PROBLEM TO SOLVE => Restate all the material verbatim, except for the pictures.
--- start of MATERIAL ---
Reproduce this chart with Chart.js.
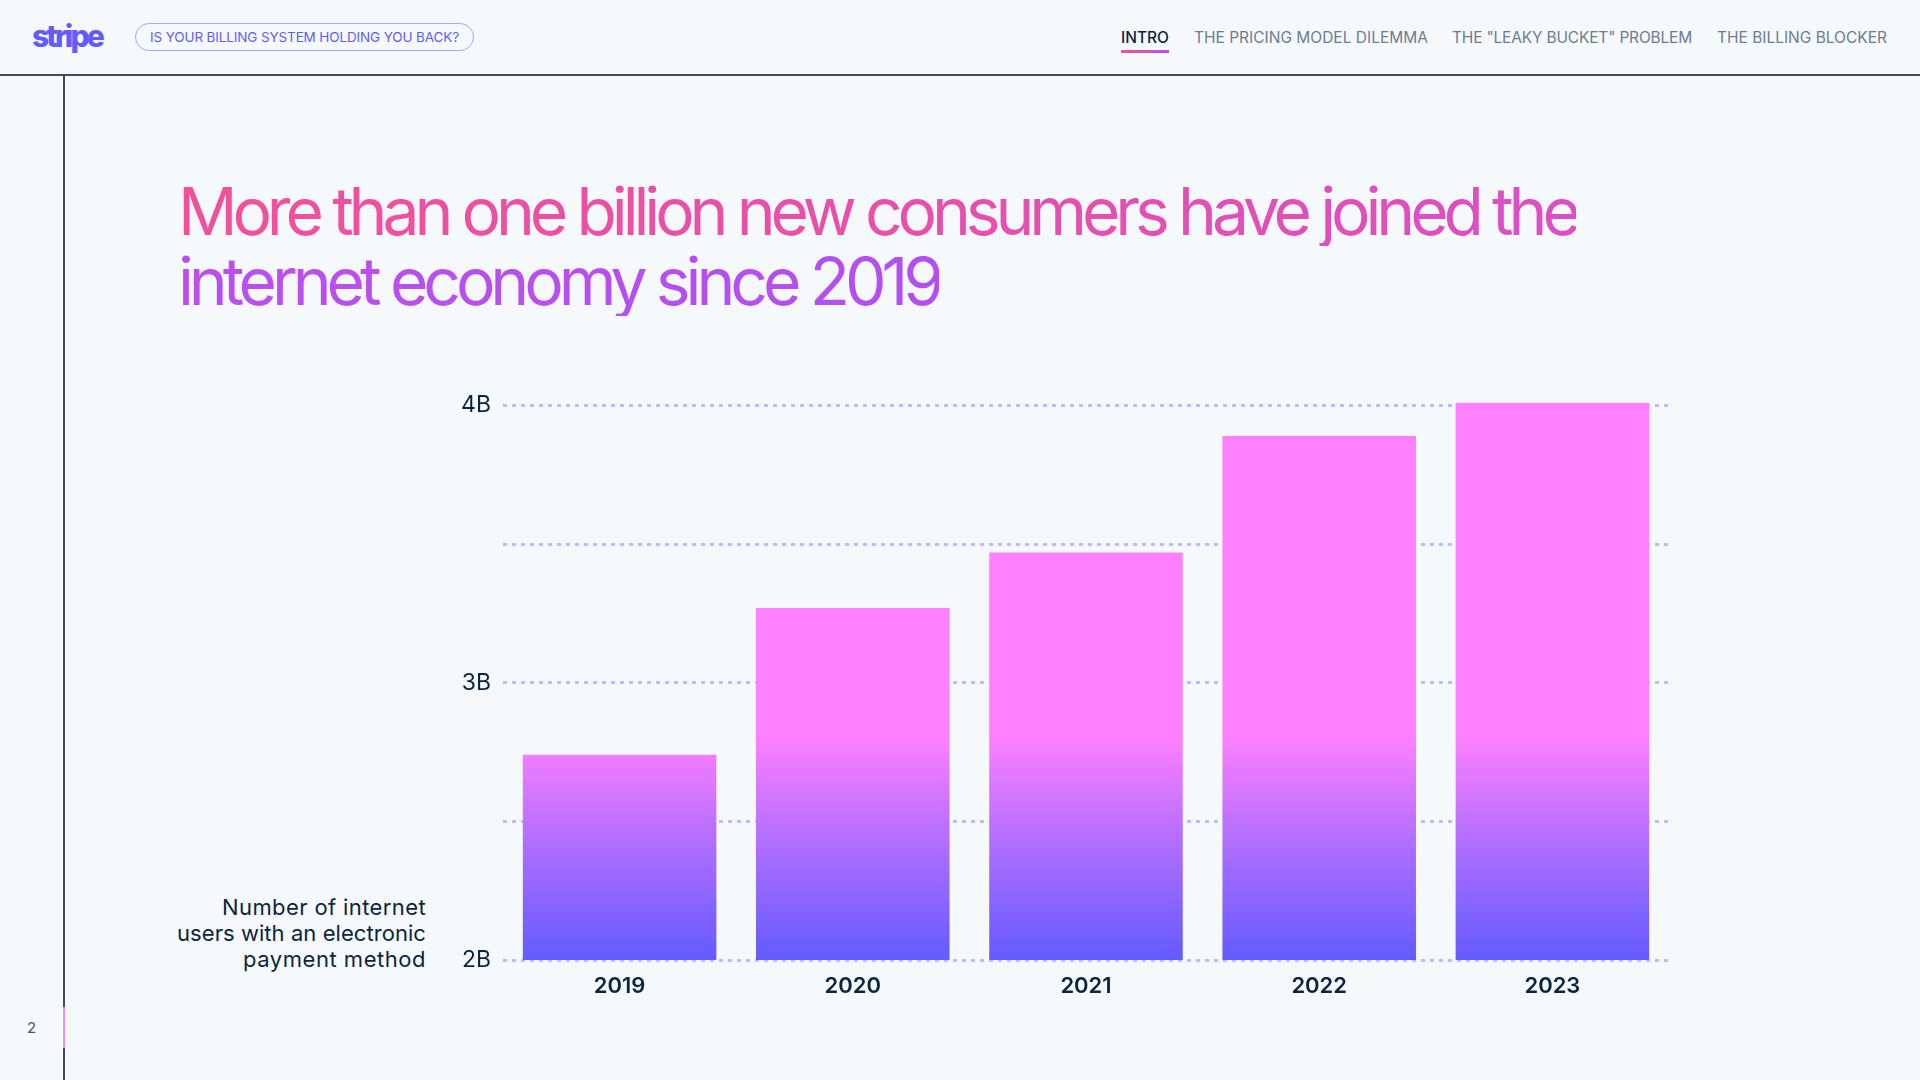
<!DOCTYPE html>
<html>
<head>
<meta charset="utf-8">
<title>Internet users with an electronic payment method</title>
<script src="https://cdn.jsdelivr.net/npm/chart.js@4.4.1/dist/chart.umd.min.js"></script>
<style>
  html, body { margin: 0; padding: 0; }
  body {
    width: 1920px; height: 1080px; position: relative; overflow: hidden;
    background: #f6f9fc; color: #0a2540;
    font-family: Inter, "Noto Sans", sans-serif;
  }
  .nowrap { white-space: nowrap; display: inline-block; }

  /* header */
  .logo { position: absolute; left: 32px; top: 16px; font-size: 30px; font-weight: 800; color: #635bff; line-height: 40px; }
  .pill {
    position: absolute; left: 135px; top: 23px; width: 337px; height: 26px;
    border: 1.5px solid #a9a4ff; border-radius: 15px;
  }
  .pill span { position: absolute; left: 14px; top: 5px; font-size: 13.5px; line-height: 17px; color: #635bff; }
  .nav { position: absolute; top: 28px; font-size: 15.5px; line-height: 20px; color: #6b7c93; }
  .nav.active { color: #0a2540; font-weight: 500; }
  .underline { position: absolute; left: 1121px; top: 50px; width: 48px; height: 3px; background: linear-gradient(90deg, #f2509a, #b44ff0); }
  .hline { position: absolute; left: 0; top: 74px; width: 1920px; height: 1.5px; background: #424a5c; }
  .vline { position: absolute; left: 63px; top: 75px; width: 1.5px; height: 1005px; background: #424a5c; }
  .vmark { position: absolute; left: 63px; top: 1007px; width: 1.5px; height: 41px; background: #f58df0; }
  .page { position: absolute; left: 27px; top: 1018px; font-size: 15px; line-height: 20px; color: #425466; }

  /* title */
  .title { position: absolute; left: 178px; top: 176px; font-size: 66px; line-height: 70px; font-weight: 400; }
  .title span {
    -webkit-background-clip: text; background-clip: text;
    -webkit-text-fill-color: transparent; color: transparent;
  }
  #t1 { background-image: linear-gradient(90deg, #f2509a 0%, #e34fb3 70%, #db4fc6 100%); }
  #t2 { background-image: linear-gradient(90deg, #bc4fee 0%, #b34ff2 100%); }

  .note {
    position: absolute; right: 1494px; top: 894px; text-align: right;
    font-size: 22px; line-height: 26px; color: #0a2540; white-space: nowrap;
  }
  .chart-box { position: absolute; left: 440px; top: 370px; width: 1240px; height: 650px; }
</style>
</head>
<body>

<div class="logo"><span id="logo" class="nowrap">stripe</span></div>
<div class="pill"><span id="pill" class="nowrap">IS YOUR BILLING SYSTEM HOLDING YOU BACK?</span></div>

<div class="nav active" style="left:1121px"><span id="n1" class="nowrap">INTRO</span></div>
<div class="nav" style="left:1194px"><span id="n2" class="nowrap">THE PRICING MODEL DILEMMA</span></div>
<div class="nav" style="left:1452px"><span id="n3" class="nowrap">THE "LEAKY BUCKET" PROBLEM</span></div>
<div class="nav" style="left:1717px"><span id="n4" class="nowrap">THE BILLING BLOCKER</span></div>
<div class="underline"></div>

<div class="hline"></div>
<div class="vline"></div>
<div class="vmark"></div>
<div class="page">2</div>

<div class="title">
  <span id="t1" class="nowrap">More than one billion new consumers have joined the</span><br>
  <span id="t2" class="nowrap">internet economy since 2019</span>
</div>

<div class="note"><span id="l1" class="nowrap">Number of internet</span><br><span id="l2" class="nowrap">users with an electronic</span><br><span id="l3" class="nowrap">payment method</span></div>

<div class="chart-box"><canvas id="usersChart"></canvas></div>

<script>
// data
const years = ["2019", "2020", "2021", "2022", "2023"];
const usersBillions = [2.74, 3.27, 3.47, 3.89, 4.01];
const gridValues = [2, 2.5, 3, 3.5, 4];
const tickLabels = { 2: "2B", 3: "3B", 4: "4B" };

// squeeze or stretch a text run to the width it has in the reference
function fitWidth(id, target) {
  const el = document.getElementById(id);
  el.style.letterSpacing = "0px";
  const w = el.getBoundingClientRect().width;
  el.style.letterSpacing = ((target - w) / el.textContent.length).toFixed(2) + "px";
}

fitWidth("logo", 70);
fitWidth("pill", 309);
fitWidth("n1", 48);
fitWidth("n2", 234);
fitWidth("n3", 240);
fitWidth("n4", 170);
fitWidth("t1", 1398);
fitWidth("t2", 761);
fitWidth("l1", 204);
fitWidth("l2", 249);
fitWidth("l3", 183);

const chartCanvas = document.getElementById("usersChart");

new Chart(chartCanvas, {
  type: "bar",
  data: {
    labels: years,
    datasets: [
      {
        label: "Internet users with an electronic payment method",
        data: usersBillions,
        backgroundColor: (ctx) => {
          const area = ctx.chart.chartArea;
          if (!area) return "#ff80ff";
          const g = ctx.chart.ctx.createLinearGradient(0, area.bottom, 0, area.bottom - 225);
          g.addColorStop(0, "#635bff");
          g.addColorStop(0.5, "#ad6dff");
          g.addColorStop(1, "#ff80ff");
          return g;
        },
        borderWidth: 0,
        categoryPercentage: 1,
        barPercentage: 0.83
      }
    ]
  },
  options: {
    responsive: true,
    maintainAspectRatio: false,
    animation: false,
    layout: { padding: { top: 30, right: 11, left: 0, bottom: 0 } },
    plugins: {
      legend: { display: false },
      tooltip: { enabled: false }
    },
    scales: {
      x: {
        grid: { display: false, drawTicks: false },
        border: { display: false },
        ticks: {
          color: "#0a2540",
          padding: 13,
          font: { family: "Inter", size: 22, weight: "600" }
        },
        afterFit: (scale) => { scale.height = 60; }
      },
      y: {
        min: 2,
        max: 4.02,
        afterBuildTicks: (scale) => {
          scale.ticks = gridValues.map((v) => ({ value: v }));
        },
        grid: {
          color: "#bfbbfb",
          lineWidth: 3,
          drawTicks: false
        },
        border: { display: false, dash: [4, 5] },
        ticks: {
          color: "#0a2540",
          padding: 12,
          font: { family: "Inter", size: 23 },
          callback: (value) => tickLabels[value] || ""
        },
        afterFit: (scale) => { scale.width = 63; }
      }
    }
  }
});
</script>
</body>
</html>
--- end of MATERIAL ---
THE ANSWER =>
Reproduce this chart with Chart.js.
<!DOCTYPE html>
<html>
<head>
<meta charset="utf-8">
<title>Internet users with an electronic payment method</title>
<script src="https://cdn.jsdelivr.net/npm/chart.js@4.4.1/dist/chart.umd.min.js"></script>
<style>
  html, body { margin: 0; padding: 0; }
  body {
    width: 1920px; height: 1080px; position: relative; overflow: hidden;
    background: #f6f9fc; color: #0a2540;
    font-family: Inter, "Noto Sans", sans-serif;
  }
  .nowrap { white-space: nowrap; display: inline-block; }

  /* header */
  .logo { position: absolute; left: 32px; top: 16px; font-size: 30px; font-weight: 800; color: #635bff; line-height: 40px; }
  .pill {
    position: absolute; left: 135px; top: 23px; width: 337px; height: 26px;
    border: 1.5px solid #a9a4ff; border-radius: 15px;
  }
  .pill span { position: absolute; left: 14px; top: 5px; font-size: 13.5px; line-height: 17px; color: #635bff; }
  .nav { position: absolute; top: 28px; font-size: 15.5px; line-height: 20px; color: #6b7c93; }
  .nav.active { color: #0a2540; font-weight: 500; }
  .underline { position: absolute; left: 1121px; top: 50px; width: 48px; height: 3px; background: linear-gradient(90deg, #f2509a, #b44ff0); }
  .hline { position: absolute; left: 0; top: 74px; width: 1920px; height: 1.5px; background: #424a5c; }
  .vline { position: absolute; left: 63px; top: 75px; width: 1.5px; height: 1005px; background: #424a5c; }
  .vmark { position: absolute; left: 63px; top: 1007px; width: 1.5px; height: 41px; background: #f58df0; }
  .page { position: absolute; left: 27px; top: 1018px; font-size: 15px; line-height: 20px; color: #425466; }

  /* title */
  .title { position: absolute; left: 178px; top: 176px; font-size: 66px; line-height: 70px; font-weight: 400; }
  .title span {
    -webkit-background-clip: text; background-clip: text;
    -webkit-text-fill-color: transparent; color: transparent;
  }
  #t1 { background-image: linear-gradient(90deg, #f2509a 0%, #e34fb3 70%, #db4fc6 100%); }
  #t2 { background-image: linear-gradient(90deg, #bc4fee 0%, #b34ff2 100%); }

  .note {
    position: absolute; right: 1494px; top: 894px; text-align: right;
    font-size: 22px; line-height: 26px; color: #0a2540; white-space: nowrap;
  }
  .chart-box { position: absolute; left: 440px; top: 370px; width: 1240px; height: 650px; }
</style>
</head>
<body>

<div class="logo"><span id="logo" class="nowrap">stripe</span></div>
<div class="pill"><span id="pill" class="nowrap">IS YOUR BILLING SYSTEM HOLDING YOU BACK?</span></div>

<div class="nav active" style="left:1121px"><span id="n1" class="nowrap">INTRO</span></div>
<div class="nav" style="left:1194px"><span id="n2" class="nowrap">THE PRICING MODEL DILEMMA</span></div>
<div class="nav" style="left:1452px"><span id="n3" class="nowrap">THE "LEAKY BUCKET" PROBLEM</span></div>
<div class="nav" style="left:1717px"><span id="n4" class="nowrap">THE BILLING BLOCKER</span></div>
<div class="underline"></div>

<div class="hline"></div>
<div class="vline"></div>
<div class="vmark"></div>
<div class="page">2</div>

<div class="title">
  <span id="t1" class="nowrap">More than one billion new consumers have joined the</span><br>
  <span id="t2" class="nowrap">internet economy since 2019</span>
</div>

<div class="note"><span id="l1" class="nowrap">Number of internet</span><br><span id="l2" class="nowrap">users with an electronic</span><br><span id="l3" class="nowrap">payment method</span></div>

<div class="chart-box"><canvas id="usersChart"></canvas></div>

<script>
// data
const years = ["2019", "2020", "2021", "2022", "2023"];
const usersBillions = [2.74, 3.27, 3.47, 3.89, 4.01];
const gridValues = [2, 2.5, 3, 3.5, 4];
const tickLabels = { 2: "2B", 3: "3B", 4: "4B" };

// squeeze or stretch a text run to the width it has in the reference
function fitWidth(id, target) {
  const el = document.getElementById(id);
  el.style.letterSpacing = "0px";
  const w = el.getBoundingClientRect().width;
  el.style.letterSpacing = ((target - w) / el.textContent.length).toFixed(2) + "px";
}

fitWidth("logo", 70);
fitWidth("pill", 309);
fitWidth("n1", 48);
fitWidth("n2", 234);
fitWidth("n3", 240);
fitWidth("n4", 170);
fitWidth("t1", 1398);
fitWidth("t2", 761);
fitWidth("l1", 204);
fitWidth("l2", 249);
fitWidth("l3", 183);

const chartCanvas = document.getElementById("usersChart");

new Chart(chartCanvas, {
  type: "bar",
  data: {
    labels: years,
    datasets: [
      {
        label: "Internet users with an electronic payment method",
        data: usersBillions,
        backgroundColor: (ctx) => {
          const area = ctx.chart.chartArea;
          if (!area) return "#ff80ff";
          const g = ctx.chart.ctx.createLinearGradient(0, area.bottom, 0, area.bottom - 225);
          g.addColorStop(0, "#635bff");
          g.addColorStop(0.5, "#ad6dff");
          g.addColorStop(1, "#ff80ff");
          return g;
        },
        borderWidth: 0,
        categoryPercentage: 1,
        barPercentage: 0.83
      }
    ]
  },
  options: {
    responsive: true,
    maintainAspectRatio: false,
    animation: false,
    layout: { padding: { top: 30, right: 11, left: 0, bottom: 0 } },
    plugins: {
      legend: { display: false },
      tooltip: { enabled: false }
    },
    scales: {
      x: {
        grid: { display: false, drawTicks: false },
        border: { display: false },
        ticks: {
          color: "#0a2540",
          padding: 13,
          font: { family: "Inter", size: 22, weight: "600" }
        },
        afterFit: (scale) => { scale.height = 60; }
      },
      y: {
        min: 2,
        max: 4.02,
        afterBuildTicks: (scale) => {
          scale.ticks = gridValues.map((v) => ({ value: v }));
        },
        grid: {
          color: "#bfbbfb",
          lineWidth: 3,
          drawTicks: false
        },
        border: { display: false, dash: [4, 5] },
        ticks: {
          color: "#0a2540",
          padding: 12,
          font: { family: "Inter", size: 23 },
          callback: (value) => tickLabels[value] || ""
        },
        afterFit: (scale) => { scale.width = 63; }
      }
    }
  }
});
</script>
</body>
</html>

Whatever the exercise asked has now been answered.